Written request - Images are not part of the copy; write out the rest of the data exactly as given.
|---|
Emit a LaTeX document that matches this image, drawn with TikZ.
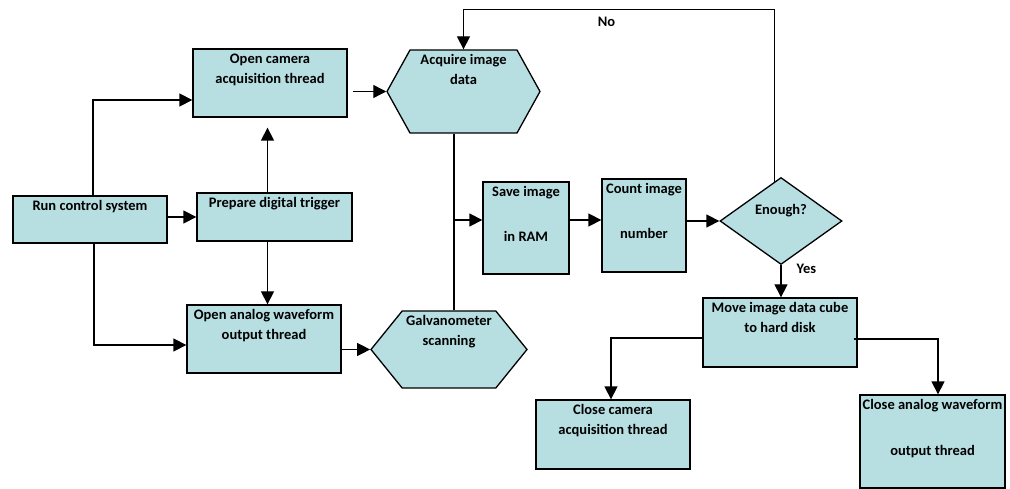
\documentclass[tikz,border=0pt]{standalone}
\usepackage{fontspec}
\setmainfont{Carlito}
\usetikzlibrary{calc, arrows.meta, shapes.geometric, shapes.symbols}
\definecolor{BoxBlue}{HTML}{B7DEE1}

\tikzset{
    box/.style={draw=black, line width=1.3pt, fill=BoxBlue, inner sep=0pt},
    txt/.style={anchor=north, align=center, inner sep=5pt, font=\bfseries\fontsize{14.5}{20}\selectfont},
    boxtext/.style={label={[txt]north:{#1}}},
    hexa/.style={box, shape=signal, signal to=east and west},
    lbl/.style={font=\bfseries\fontsize{14.5}{20}\selectfont, inner sep=1pt},
    arr/.style={line width=1.3pt, -{Triangle[length=13pt, width=13pt]}}
}

\begin{document}
\begin{tikzpicture}[x=1pt, y=1pt]
    \useasboundingbox (0,0) rectangle (1010,-489);

    \node[box, minimum width=154pt, minimum height=47pt, boxtext={Run control system}] (run) at (90,-219.5) {};
    \node[box, minimum width=155pt, minimum height=48pt, boxtext={Prepare digital trigger}] (prep) at (274.5,-217) {};
    \node[box, minimum width=154pt, minimum height=68pt, boxtext={Open camera\\acquisition thread}] (ocam) at (270,-83) {};
    \node[box, minimum width=154pt, minimum height=68pt, boxtext={Open analog waveform\\output thread}] (analog) at (264,-339) {};
    \node[hexa, signal pointer angle=122, minimum width=153pt, minimum height=83pt, boxtext={Acquire image\\data}] (acq) at (463.5,-91.5) {};
    \node[hexa, signal pointer angle=102, minimum width=156pt, minimum height=77pt, boxtext={Galvanometer\\scanning}] (galvo) at (449,-349.5) {};
    \node[box, minimum width=86pt, minimum height=92pt, boxtext={Save image\\[25pt]in RAM}] (save) at (526,-228) {};
    \node[box, minimum width=84pt, minimum height=93pt, boxtext={Count image\\[25pt]number}] (count) at (644,-225.5) {};
    \node[box, shape=diamond, minimum width=122pt, minimum height=87pt,
          label={[txt, yshift=-22pt]north:Enough?}] (enough) at (781,-221) {};
    \node[box, minimum width=154pt, minimum height=69pt, boxtext={Move image data cube\\to hard disk}] (move) at (780,-332.5) {};
    \node[box, minimum width=154pt, minimum height=69pt, boxtext={Close camera\\acquisition thread}] (ccam) at (613,-434.5) {};
    \node[box, minimum width=145pt, minimum height=93pt, boxtext={Close analog waveform\\[26pt]output thread}] (canalog) at (932.5,-441.5) {};

    \coordinate (split) at (454,-220);

    \draw[arr] ([xshift=3pt]run.north) |- ([yshift=-17pt]ocam.west);
    \draw[arr] (run.east |- prep.west) -- (prep.west);
    \draw[arr] ([xshift=4pt]run.south) |- ([yshift=-6pt]analog.west);
    \draw[arr, shorten >=10pt] ([xshift=-7pt]prep.north) -- ([xshift=-7pt]prep.north |- ocam.south);
    \draw[arr] ([xshift=-7pt]prep.south) -- ([xshift=-7pt]prep.south |- analog.north);
    \draw[arr, shorten <=5pt] (ocam.east |- acq.west) -- (acq.west);
    \draw[arr] (analog.east |- galvo.west) -- (galvo.west);
    \draw[line width=1.3pt] (acq.south -| split) -- (galvo.north -| split);
    \draw[arr] (split) -- (split -| save.west);
    \draw[arr] (save.east |- split) -- (count.west |- split);
    \draw[arr] (count.east |- enough.west) -- (enough.west);
    \draw[arr] ($(enough.north)!0.11!(enough.west)$) |- ([yshift=40pt]acq.north)
        node[lbl, pos=0.77, below=6pt] (no) {No} -- (acq.north);
    \draw[arr] (enough.south) -- (enough.south |- move.north)
        node[lbl, pos=0.12, right=14pt] (yes) {Yes};
    \draw[arr] ([yshift=-5.5pt]move.west) -| ([xshift=-2pt]ccam.north);
    \draw[arr] ([xshift=-4pt, yshift=-6.5pt]move.east) -| ([xshift=5.5pt]canalog.north);
\end{tikzpicture}
\end{document}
|---|
Result -
Emit a LaTeX document that matches this image, drawn with TikZ.
\documentclass[tikz,border=0pt]{standalone}
\usepackage{fontspec}
\setmainfont{Carlito}
\usetikzlibrary{calc, arrows.meta, shapes.geometric, shapes.symbols}
\definecolor{BoxBlue}{HTML}{B7DEE1}

\tikzset{
    box/.style={draw=black, line width=1.3pt, fill=BoxBlue, inner sep=0pt},
    txt/.style={anchor=north, align=center, inner sep=5pt, font=\bfseries\fontsize{14.5}{20}\selectfont},
    boxtext/.style={label={[txt]north:{#1}}},
    hexa/.style={box, shape=signal, signal to=east and west},
    lbl/.style={font=\bfseries\fontsize{14.5}{20}\selectfont, inner sep=1pt},
    arr/.style={line width=1.3pt, -{Triangle[length=13pt, width=13pt]}}
}

\begin{document}
\begin{tikzpicture}[x=1pt, y=1pt]
    \useasboundingbox (0,0) rectangle (1010,-489);

    \node[box, minimum width=154pt, minimum height=47pt, boxtext={Run control system}] (run) at (90,-219.5) {};
    \node[box, minimum width=155pt, minimum height=48pt, boxtext={Prepare digital trigger}] (prep) at (274.5,-217) {};
    \node[box, minimum width=154pt, minimum height=68pt, boxtext={Open camera\\acquisition thread}] (ocam) at (270,-83) {};
    \node[box, minimum width=154pt, minimum height=68pt, boxtext={Open analog waveform\\output thread}] (analog) at (264,-339) {};
    \node[hexa, signal pointer angle=122, minimum width=153pt, minimum height=83pt, boxtext={Acquire image\\data}] (acq) at (463.5,-91.5) {};
    \node[hexa, signal pointer angle=102, minimum width=156pt, minimum height=77pt, boxtext={Galvanometer\\scanning}] (galvo) at (449,-349.5) {};
    \node[box, minimum width=86pt, minimum height=92pt, boxtext={Save image\\[25pt]in RAM}] (save) at (526,-228) {};
    \node[box, minimum width=84pt, minimum height=93pt, boxtext={Count image\\[25pt]number}] (count) at (644,-225.5) {};
    \node[box, shape=diamond, minimum width=122pt, minimum height=87pt,
          label={[txt, yshift=-22pt]north:Enough?}] (enough) at (781,-221) {};
    \node[box, minimum width=154pt, minimum height=69pt, boxtext={Move image data cube\\to hard disk}] (move) at (780,-332.5) {};
    \node[box, minimum width=154pt, minimum height=69pt, boxtext={Close camera\\acquisition thread}] (ccam) at (613,-434.5) {};
    \node[box, minimum width=145pt, minimum height=93pt, boxtext={Close analog waveform\\[26pt]output thread}] (canalog) at (932.5,-441.5) {};

    \coordinate (split) at (454,-220);

    \draw[arr] ([xshift=3pt]run.north) |- ([yshift=-17pt]ocam.west);
    \draw[arr] (run.east |- prep.west) -- (prep.west);
    \draw[arr] ([xshift=4pt]run.south) |- ([yshift=-6pt]analog.west);
    \draw[arr, shorten >=10pt] ([xshift=-7pt]prep.north) -- ([xshift=-7pt]prep.north |- ocam.south);
    \draw[arr] ([xshift=-7pt]prep.south) -- ([xshift=-7pt]prep.south |- analog.north);
    \draw[arr, shorten <=5pt] (ocam.east |- acq.west) -- (acq.west);
    \draw[arr] (analog.east |- galvo.west) -- (galvo.west);
    \draw[line width=1.3pt] (acq.south -| split) -- (galvo.north -| split);
    \draw[arr] (split) -- (split -| save.west);
    \draw[arr] (save.east |- split) -- (count.west |- split);
    \draw[arr] (count.east |- enough.west) -- (enough.west);
    \draw[arr] ($(enough.north)!0.11!(enough.west)$) |- ([yshift=40pt]acq.north)
        node[lbl, pos=0.77, below=6pt] (no) {No} -- (acq.north);
    \draw[arr] (enough.south) -- (enough.south |- move.north)
        node[lbl, pos=0.12, right=14pt] (yes) {Yes};
    \draw[arr] ([yshift=-5.5pt]move.west) -| ([xshift=-2pt]ccam.north);
    \draw[arr] ([xshift=-4pt, yshift=-6.5pt]move.east) -| ([xshift=5.5pt]canalog.north);
\end{tikzpicture}
\end{document}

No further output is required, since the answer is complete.